The air up there: Vikings' seven-footer sees success for Western basketball
Jan. 16, 2010
BELLINGHAM, Wash. -
by Ben Fletcher, Sports Desk - THE BELLINGHAM HERALD
Most people rarely sniff this altitude, save when they're standing on wobbly chair, hanging a picture or putting that box of holiday decorations back up in the garage rafters.
But Dave Vanderjagt lives life at 7-feet - 24-7. The view's different up there, too.
"If anyone's balding, then I'll know about it," joked Vanderjagt, who displayed a pretty good sense of humor during a recent phone interview.
Of course, the more practical use for Vanderjagt's physical gifts involves playing basketball for the 19th-ranked Western Washington University men's team, which boasts a 15-2 record, including a 2-1 Great Northwest Athletic Conference mark, entering a 7 p.m. home game against Alaska Fairbanks on Saturday, Jan. 16.
Even before he reached the Western campus prior to his junior season after transferring from the University of Montana, Vikings coach Brad Jackson had to have been giddy with visions of Vanderjagt's big body and lengthy limbs clogging up the interior, blocking shots, rebounding and providing a scoring spark.
At 7 feet, Vanderjagt is Western's tallest player - ever.
He'd probably rather be known, though, as ably filling out the Vikings' starting line up after an injury ended Michael Duty's season after just a few games.
Vanderjagt, now a senior center, easily leads the team in blocks with 21, shoots 78.3 percent from the free-throw line and is averaging 6.5 points and 4.2 rebounds per game in 20-1/2 minutes per game.
"I don't know. I guess it's different to what everybody else sees," Vanderjagt said of his unique perspective. "It's kind of nice in basketball, because I can see over everybody else and pretty much see everything."
On the court, the native of Townsville, Australia, looks tall.
Off the court and away from players like teammate Zach Bruce, who stands a healthy 6-8, Vanderjagt is impossible to ignore.
A typical day in the life of this 7-footer?
"Everybody notices me, and I definitely stick out in a crowd," he said.
The on-court pluses?
"It helps me get my shot off over guys," he said.
"My girlfriend can't lose me when we go somewhere."
Vanderjagt said high heels serve as the great equalizer for his 5-6 girlfriend.
Footwear, however, isn't so easy to come by for the 7-footer. The size-17 basketball kicks he gets from his coach go with the basketball gear that he said he usually wears. For other shoes, it's online at Web sites like eBay.

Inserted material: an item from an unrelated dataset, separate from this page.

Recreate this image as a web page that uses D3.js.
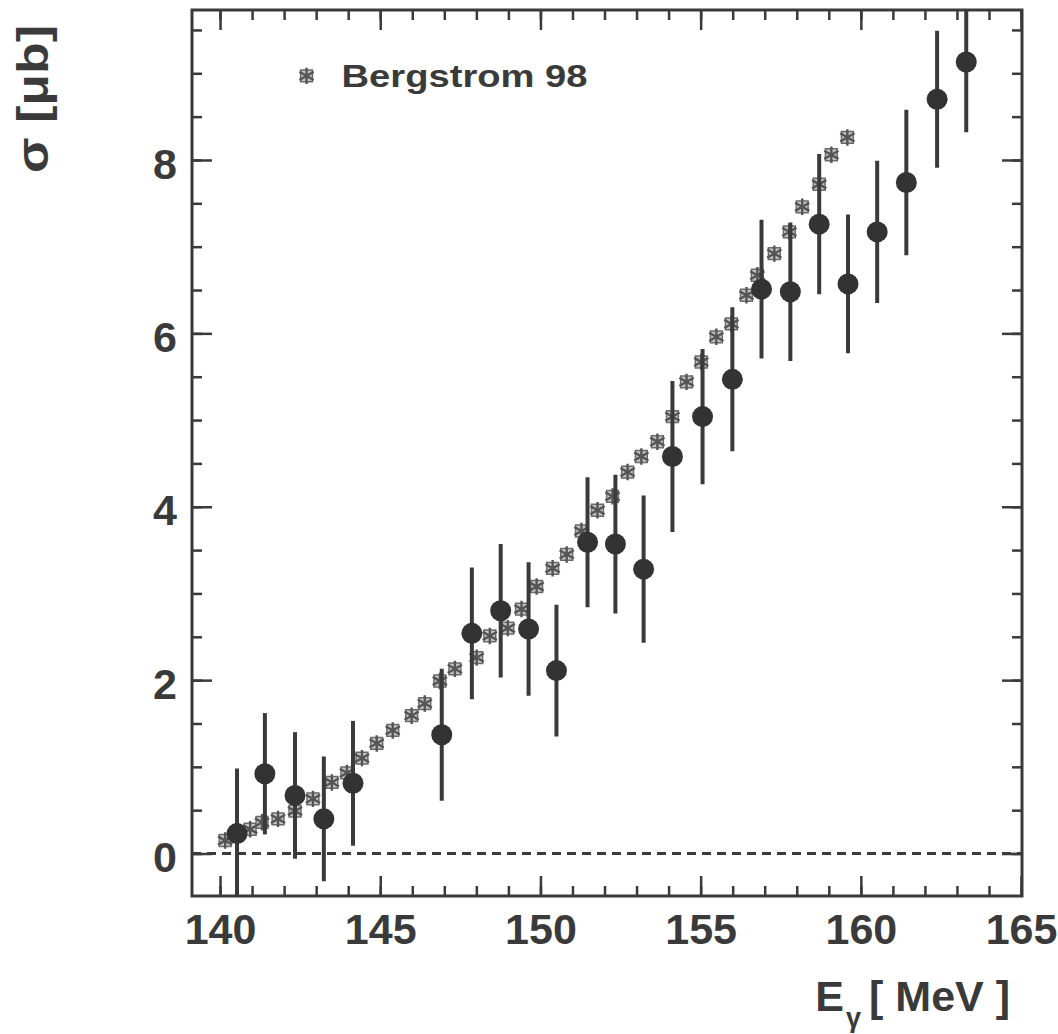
<!DOCTYPE html>
<html>
<head>
<meta charset="utf-8">
<script src="https://cdn.jsdelivr.net/npm/d3@7"></script>
<style>
  html, body { margin: 0; padding: 0; background: #fff; }
  svg { display: block; }
  text { font-family: "Liberation Sans", Arial, Helvetica, sans-serif; font-weight: bold; fill: #3a3a3a; }
</style>
</head>
<body>
<svg id="chart" width="1058" height="1034"></svg>
<script>
// ---- data ----
const energy = [140.53, 141.40, 142.34, 143.24, 144.15, 146.92, 147.86, 148.76, 149.63, 150.50,
                151.47, 152.34, 153.22, 154.12, 155.06, 155.99, 156.90, 157.80, 158.70, 159.60,
                160.51, 161.42, 162.38, 163.29];
const sigma = [0.23, 0.92, 0.67, 0.40, 0.81, 1.37, 2.54, 2.80, 2.59, 2.11,
               3.59, 3.57, 3.28, 4.58, 5.04, 5.47, 6.51, 6.48, 7.26, 6.57,
               7.17, 7.74, 8.70, 9.13];
const sigmaErr = [0.75, 0.70, 0.73, 0.72, 0.72, 0.76, 0.76, 0.77, 0.77, 0.76,
                  0.75, 0.80, 0.85, 0.87, 0.78, 0.83, 0.80, 0.80, 0.81, 0.80,
                  0.82, 0.84, 0.79, 0.81];

const bergE = [140.16, 140.53, 140.94, 141.31, 141.81, 142.34, 142.90, 143.49, 143.96, 144.43,
               144.89, 145.39, 145.98, 146.39, 146.86, 147.33, 148.01, 148.42, 148.98, 149.41,
               149.88, 150.38, 150.82, 151.28, 151.78, 152.25, 152.72, 153.15, 153.65, 154.12,
               154.56, 155.02, 155.49, 155.96, 156.43, 156.77, 157.30, 157.77, 158.17, 158.70,
               159.08, 159.58];
const bergS = [0.15, 0.21, 0.28, 0.36, 0.40, 0.49, 0.63, 0.82, 0.93, 1.10,
               1.27, 1.42, 1.59, 1.73, 1.99, 2.13, 2.26, 2.51, 2.60, 2.82,
               3.08, 3.29, 3.45, 3.72, 3.96, 4.12, 4.40, 4.58, 4.75, 5.04,
               5.44, 5.67, 5.96, 6.11, 6.44, 6.67, 6.92, 7.17, 7.46, 7.72,
               8.06, 8.26];

const xTicks = [140, 145, 150, 155, 160, 165];
const yTicks = [0, 2, 4, 6, 8];
const xMinor = d3.range(140, 166, 1);
const yMinor = d3.range(0, 9.6, 0.5);
const legendLabel = "Bergstrom 98";
const xLabelMain = "E";
const xLabelSub = "γ";
const xLabelUnit = "[ MeV ]";
const yLabel = "σ [μb]";

// ---- layout ----
const pL = 192, pR = 1022, pT = 10, pB = 896;
const ink = "#3a3a3a";

const x = d3.scaleLinear().domain([139.125, 165.03]).range([pL, pR]);
const y = d3.scaleLinear().domain([-0.49, 9.73]).range([pB, pT]);

const svg = d3.select("#chart");
svg.append("rect").attr("width", 1058).attr("height", 1034).attr("fill", "#fff");

svg.append("defs").append("clipPath").attr("id", "plotclip")
  .append("rect").attr("x", pL).attr("y", pT).attr("width", pR - pL).attr("height", pB - pT);

// ---- axes: ticks inside on all four sides ----
function styleAxis(g) {
  g.select(".domain").remove();
  g.selectAll(".tick line").attr("stroke", ink).attr("stroke-width", 2.5);
}
function styleLabels(g) {
  g.selectAll(".tick text").attr("font-size", 43).attr("fill", ink)
    .attr("font-family", "Liberation Sans, Arial, sans-serif").attr("font-weight", "bold");
}
// bottom
svg.append("g").attr("transform", `translate(0,${pB})`)
  .call(d3.axisBottom(x).tickValues(xMinor).tickSize(-10).tickFormat(""))
  .call(styleAxis);
svg.append("g").attr("transform", `translate(0,${pB})`)
  .call(d3.axisBottom(x).tickValues(xTicks).tickSize(-20).tickPadding(17).tickFormat(d3.format("d")))
  .call(styleAxis).call(styleLabels);
// top
svg.append("g").attr("transform", `translate(0,${pT})`)
  .call(d3.axisTop(x).tickValues(xMinor).tickSize(-10).tickFormat(""))
  .call(styleAxis);
svg.append("g").attr("transform", `translate(0,${pT})`)
  .call(d3.axisTop(x).tickValues(xTicks).tickSize(-20).tickFormat(""))
  .call(styleAxis);
// left
svg.append("g").attr("transform", `translate(${pL},0)`)
  .call(d3.axisLeft(y).tickValues(yMinor).tickSize(-10).tickFormat(""))
  .call(styleAxis);
svg.append("g").attr("transform", `translate(${pL},0)`)
  .call(d3.axisLeft(y).tickValues(yTicks).tickSize(-20).tickPadding(15).tickFormat(d3.format("d")))
  .call(styleAxis).call(styleLabels)
  .call(g => g.selectAll(".tick text").attr("dy", "0.42em"));
// right
svg.append("g").attr("transform", `translate(${pR},0)`)
  .call(d3.axisRight(y).tickValues(yMinor).tickSize(-10).tickFormat(""))
  .call(styleAxis);
svg.append("g").attr("transform", `translate(${pR},0)`)
  .call(d3.axisRight(y).tickValues(yTicks).tickSize(-20).tickFormat(""))
  .call(styleAxis);

// frame
svg.append("rect").attr("x", pL).attr("y", pT).attr("width", pR - pL).attr("height", pB - pT)
  .attr("fill", "none").attr("stroke", ink).attr("stroke-width", 3);

// zero dashed line
svg.append("line").attr("x1", pL).attr("x2", pR).attr("y1", y(0)).attr("y2", y(0))
  .attr("stroke", ink).attr("stroke-width", 3).attr("stroke-dasharray", "9,6");

const plot = svg.append("g").attr("clip-path", "url(#plotclip)");

// Bergstrom 98 markers
const asterisk = d3.symbol().type(d3.symbolAsterisk).size(190);
const square = d3.symbol().type(d3.symbolSquare).size(140);
const berg = plot.append("g").selectAll("g").data(bergE).join("g")
  .attr("transform", (d, i) => `translate(${x(d)},${y(bergS[i])})`);
berg.append("path").attr("d", square).attr("fill", "#c4c4c4").attr("stroke", "#6a6a6a").attr("stroke-width", 1.5);
berg.append("path").attr("d", asterisk).attr("fill", "none").attr("stroke", "#555").attr("stroke-width", 2.4);

// error bars + data points
plot.append("g").selectAll("line").data(energy).join("line")
  .attr("x1", d => x(d)).attr("x2", d => x(d))
  .attr("y1", (d, i) => y(sigma[i] - sigmaErr[i]))
  .attr("y2", (d, i) => y(sigma[i] + sigmaErr[i]))
  .attr("stroke", ink).attr("stroke-width", 4);
plot.append("g").selectAll("circle").data(energy).join("circle")
  .attr("cx", d => x(d)).attr("cy", (d, i) => y(sigma[i])).attr("r", 10.5)
  .attr("fill", "#333");

// legend
const lg = svg.append("g").attr("transform", `translate(${x(142.7)},${y(8.97)})`);
lg.append("path").attr("d", square).attr("fill", "#c4c4c4").attr("stroke", "#6a6a6a").attr("stroke-width", 1.5);
lg.append("path").attr("d", asterisk).attr("fill", "none").attr("stroke", "#555").attr("stroke-width", 2.4);
lg.append("text").attr("x", 35).attr("y", 11).attr("font-size", 31)
  .attr("textLength", 246).attr("lengthAdjust", "spacingAndGlyphs").text(legendLabel);

// x axis label
const xl = svg.append("text").attr("x", 1010).attr("y", 1011).attr("font-size", 43)
  .attr("text-anchor", "end");
xl.append("tspan").text(xLabelMain);
xl.append("tspan").attr("font-size", 27).attr("dy", 16).attr("dx", 2).text(xLabelSub);
xl.append("tspan").attr("dy", -16).attr("dx", 8).text(xLabelUnit);

// y axis label
svg.append("text").attr("transform", "translate(48,99) rotate(-90)")
  .attr("text-anchor", "middle").attr("font-size", 44)
  .attr("textLength", 148).attr("lengthAdjust", "spacingAndGlyphs")
  .text(yLabel);
</script>
</body>
</html>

Basically, Vanderjagt can't normally just walk into a store to shop for clothing apparel, but that's not the biggest inconvenience to being so tall.
"It makes it tough buying jeans, but the worst thing is flying actually," Vanderjagt said. "If I don't get the exit row, it's the most uncomfortable experience of my life. My knees are up around my neck at all times."
At least every concert he attends comes with a perfect view of the stage.
"It's good for me, I don't know about the people behind me," he said.
Vanderjagt knew early on he'd be taller than most, and thereby destined to be called upon to hang pictures and other stuff in high places.
His dad is 6-8, while his mom is 5-10.
"Yeah, yeah, I'm the man for that sort of stuff," Vanderjagt said. "But it's good at home because my dad is tall, too, so my mom's not calling on me too much."
Basketball was an early calling, too. His dad played professionally in Australia, and his brother Greg, who also measures in at 7-feet tall, also plays professionally. Vanderjagt's sister plays basketball at the University of Wyoming, too.
Back home, Vanderjagt was no slouch, either. A premiere high school player, his list of accomplishments is lengthy and includes being selected to the 2004 Australian U-19 Youth Olympic Team, which won a gold medal.
Vanderjagt, a general studies major, hopes to return to Australia - "Where I'm from, it's hot and it's tropical. It's beautiful." - and follow his father and brother's footsteps by playing professional ball.
But first, he has unfinished business to attend to here at Western, where the men's basketball team has been picking up victories at a scorching pace.
"I just want to finish out this year with a national championship," Vanderjagt said. "That's the main goal right now."
And as a player, he continues to do what he can to reach that goal.
"I think I've been getting better every game, just getting more confident in myself and doing the things I know I'm able to do," Vanderjagt said. "Hopefully I can continue to get better."
Plus, a national championship would be a pretty sweet title to go along with the distinction as being the tallest player to ever don a Vikings' basketball uniform.
Unfortunately, that's it. Reaching 7-feet, though in fairly exclusive company, didn't come with any kind of membership in a ritzy club with exciting perks.
"No I wish," Vanderjagt said. "I've been pushing for a disabled sticker so I can get the nice parking spot."